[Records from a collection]
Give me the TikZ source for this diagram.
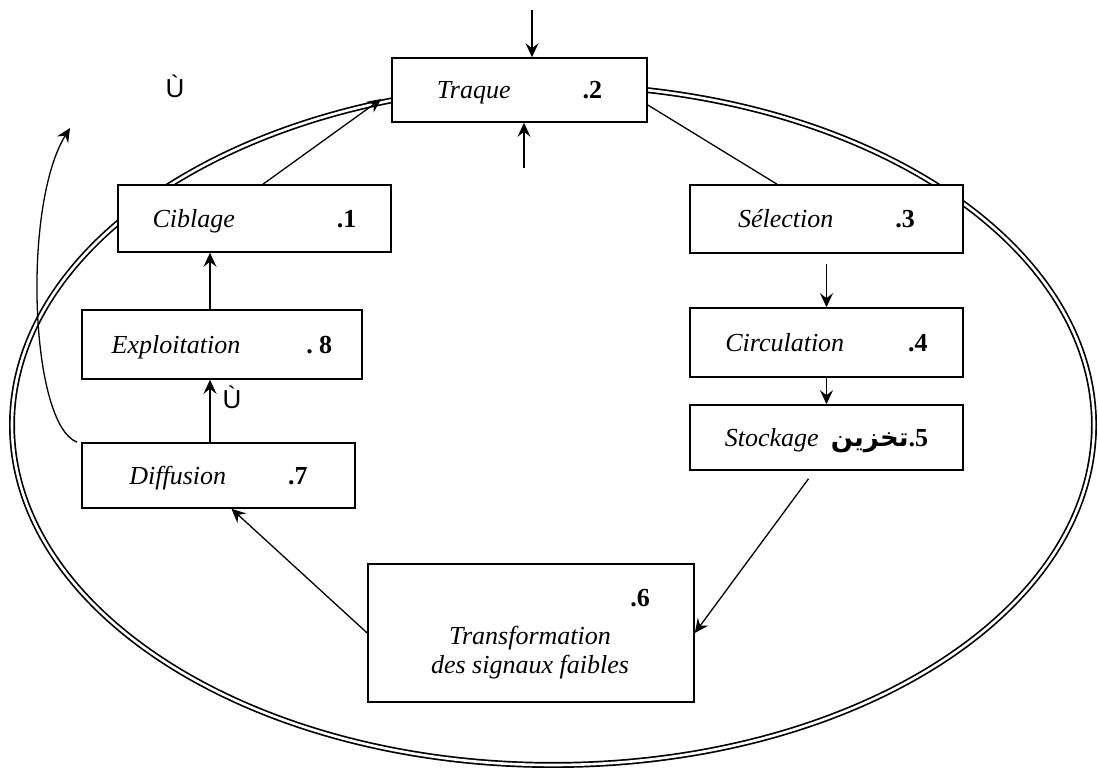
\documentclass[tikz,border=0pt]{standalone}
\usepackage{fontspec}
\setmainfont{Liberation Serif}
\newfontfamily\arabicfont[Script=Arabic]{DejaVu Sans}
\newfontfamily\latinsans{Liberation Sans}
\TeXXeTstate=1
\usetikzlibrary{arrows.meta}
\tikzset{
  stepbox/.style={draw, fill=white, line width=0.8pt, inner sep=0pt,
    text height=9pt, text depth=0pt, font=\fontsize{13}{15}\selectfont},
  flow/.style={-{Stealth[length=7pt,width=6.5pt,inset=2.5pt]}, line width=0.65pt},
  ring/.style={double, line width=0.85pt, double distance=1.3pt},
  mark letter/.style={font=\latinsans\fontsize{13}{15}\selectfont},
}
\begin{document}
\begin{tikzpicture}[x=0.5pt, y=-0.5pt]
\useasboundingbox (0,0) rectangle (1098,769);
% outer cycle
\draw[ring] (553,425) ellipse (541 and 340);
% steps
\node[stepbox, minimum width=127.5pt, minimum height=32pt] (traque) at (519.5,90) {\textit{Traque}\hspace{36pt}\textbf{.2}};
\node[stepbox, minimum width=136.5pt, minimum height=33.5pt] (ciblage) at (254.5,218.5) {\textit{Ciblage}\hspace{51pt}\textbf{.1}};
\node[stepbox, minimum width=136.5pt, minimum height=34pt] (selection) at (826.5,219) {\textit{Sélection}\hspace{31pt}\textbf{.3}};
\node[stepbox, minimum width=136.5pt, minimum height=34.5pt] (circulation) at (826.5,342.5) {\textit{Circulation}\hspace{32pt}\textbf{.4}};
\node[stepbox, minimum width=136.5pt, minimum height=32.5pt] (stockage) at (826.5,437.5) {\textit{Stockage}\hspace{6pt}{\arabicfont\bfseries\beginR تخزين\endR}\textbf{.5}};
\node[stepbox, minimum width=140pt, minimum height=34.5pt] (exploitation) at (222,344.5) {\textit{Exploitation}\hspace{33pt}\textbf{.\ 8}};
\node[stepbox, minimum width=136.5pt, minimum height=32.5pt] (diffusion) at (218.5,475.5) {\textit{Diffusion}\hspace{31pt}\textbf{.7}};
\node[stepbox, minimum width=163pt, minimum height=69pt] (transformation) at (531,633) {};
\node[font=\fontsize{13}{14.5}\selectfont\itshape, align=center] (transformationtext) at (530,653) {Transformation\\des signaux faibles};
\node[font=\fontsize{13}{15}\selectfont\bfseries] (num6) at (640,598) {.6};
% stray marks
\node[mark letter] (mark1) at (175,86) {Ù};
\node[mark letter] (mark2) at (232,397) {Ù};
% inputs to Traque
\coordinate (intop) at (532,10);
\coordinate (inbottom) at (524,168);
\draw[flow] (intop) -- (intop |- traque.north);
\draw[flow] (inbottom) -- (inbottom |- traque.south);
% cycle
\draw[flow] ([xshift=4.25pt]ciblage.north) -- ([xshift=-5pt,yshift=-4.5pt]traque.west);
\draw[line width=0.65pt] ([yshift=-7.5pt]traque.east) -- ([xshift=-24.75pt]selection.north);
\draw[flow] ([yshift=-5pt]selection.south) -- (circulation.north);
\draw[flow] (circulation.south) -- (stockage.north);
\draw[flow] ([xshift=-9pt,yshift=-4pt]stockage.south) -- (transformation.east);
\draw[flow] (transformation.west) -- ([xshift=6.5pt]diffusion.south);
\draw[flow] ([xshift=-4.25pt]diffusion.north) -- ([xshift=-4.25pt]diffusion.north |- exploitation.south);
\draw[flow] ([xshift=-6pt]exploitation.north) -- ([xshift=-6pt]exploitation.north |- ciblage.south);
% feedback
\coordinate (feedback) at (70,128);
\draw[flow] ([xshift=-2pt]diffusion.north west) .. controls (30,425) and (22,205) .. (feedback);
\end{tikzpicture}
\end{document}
---
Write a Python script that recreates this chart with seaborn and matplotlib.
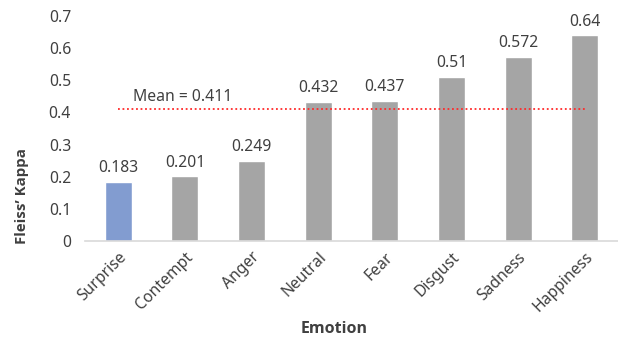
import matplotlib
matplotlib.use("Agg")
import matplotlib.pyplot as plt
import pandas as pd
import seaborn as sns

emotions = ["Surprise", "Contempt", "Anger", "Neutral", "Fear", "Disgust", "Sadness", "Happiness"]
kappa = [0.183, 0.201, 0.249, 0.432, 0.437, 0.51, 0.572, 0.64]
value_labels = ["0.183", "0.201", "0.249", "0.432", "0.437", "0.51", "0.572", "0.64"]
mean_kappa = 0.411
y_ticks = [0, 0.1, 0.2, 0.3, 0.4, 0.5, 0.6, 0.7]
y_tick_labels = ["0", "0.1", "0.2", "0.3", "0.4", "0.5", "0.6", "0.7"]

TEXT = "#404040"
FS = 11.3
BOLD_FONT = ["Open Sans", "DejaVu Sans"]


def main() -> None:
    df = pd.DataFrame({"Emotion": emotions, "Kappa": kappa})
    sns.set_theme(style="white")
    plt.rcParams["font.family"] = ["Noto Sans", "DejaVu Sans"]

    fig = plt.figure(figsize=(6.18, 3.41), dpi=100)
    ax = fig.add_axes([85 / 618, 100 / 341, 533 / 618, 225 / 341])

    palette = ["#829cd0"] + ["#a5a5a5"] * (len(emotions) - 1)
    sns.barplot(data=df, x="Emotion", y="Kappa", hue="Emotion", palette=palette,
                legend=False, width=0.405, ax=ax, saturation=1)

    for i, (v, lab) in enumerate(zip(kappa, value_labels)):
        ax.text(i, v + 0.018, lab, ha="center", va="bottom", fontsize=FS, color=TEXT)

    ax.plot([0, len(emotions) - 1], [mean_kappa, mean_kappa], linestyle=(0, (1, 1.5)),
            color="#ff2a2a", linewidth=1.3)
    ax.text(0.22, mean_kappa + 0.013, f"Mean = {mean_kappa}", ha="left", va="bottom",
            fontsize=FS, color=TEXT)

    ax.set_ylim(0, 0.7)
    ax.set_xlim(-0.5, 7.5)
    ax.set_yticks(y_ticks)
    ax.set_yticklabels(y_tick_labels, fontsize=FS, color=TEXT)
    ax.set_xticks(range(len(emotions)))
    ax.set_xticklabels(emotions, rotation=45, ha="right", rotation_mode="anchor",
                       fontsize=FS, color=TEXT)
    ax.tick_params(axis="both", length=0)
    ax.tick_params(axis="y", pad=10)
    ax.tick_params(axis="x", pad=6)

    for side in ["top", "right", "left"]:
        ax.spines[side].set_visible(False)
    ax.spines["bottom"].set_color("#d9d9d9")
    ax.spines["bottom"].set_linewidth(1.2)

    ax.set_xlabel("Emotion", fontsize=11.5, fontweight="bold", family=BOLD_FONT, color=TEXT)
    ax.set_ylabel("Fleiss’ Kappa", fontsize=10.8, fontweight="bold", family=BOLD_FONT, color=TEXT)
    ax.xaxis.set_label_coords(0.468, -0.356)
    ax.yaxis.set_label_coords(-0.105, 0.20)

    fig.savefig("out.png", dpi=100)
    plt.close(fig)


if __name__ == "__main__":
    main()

THE PROBLEM. Retype the lines above exactly as they appear, from the line containing "Write a Python" through the line containing "import seaborn as sns", and leave out any pictures.

ANSWER TO THIS TASK.
Write a Python script that recreates this chart with seaborn and matplotlib.
import matplotlib
matplotlib.use("Agg")
import matplotlib.pyplot as plt
import pandas as pd
import seaborn as sns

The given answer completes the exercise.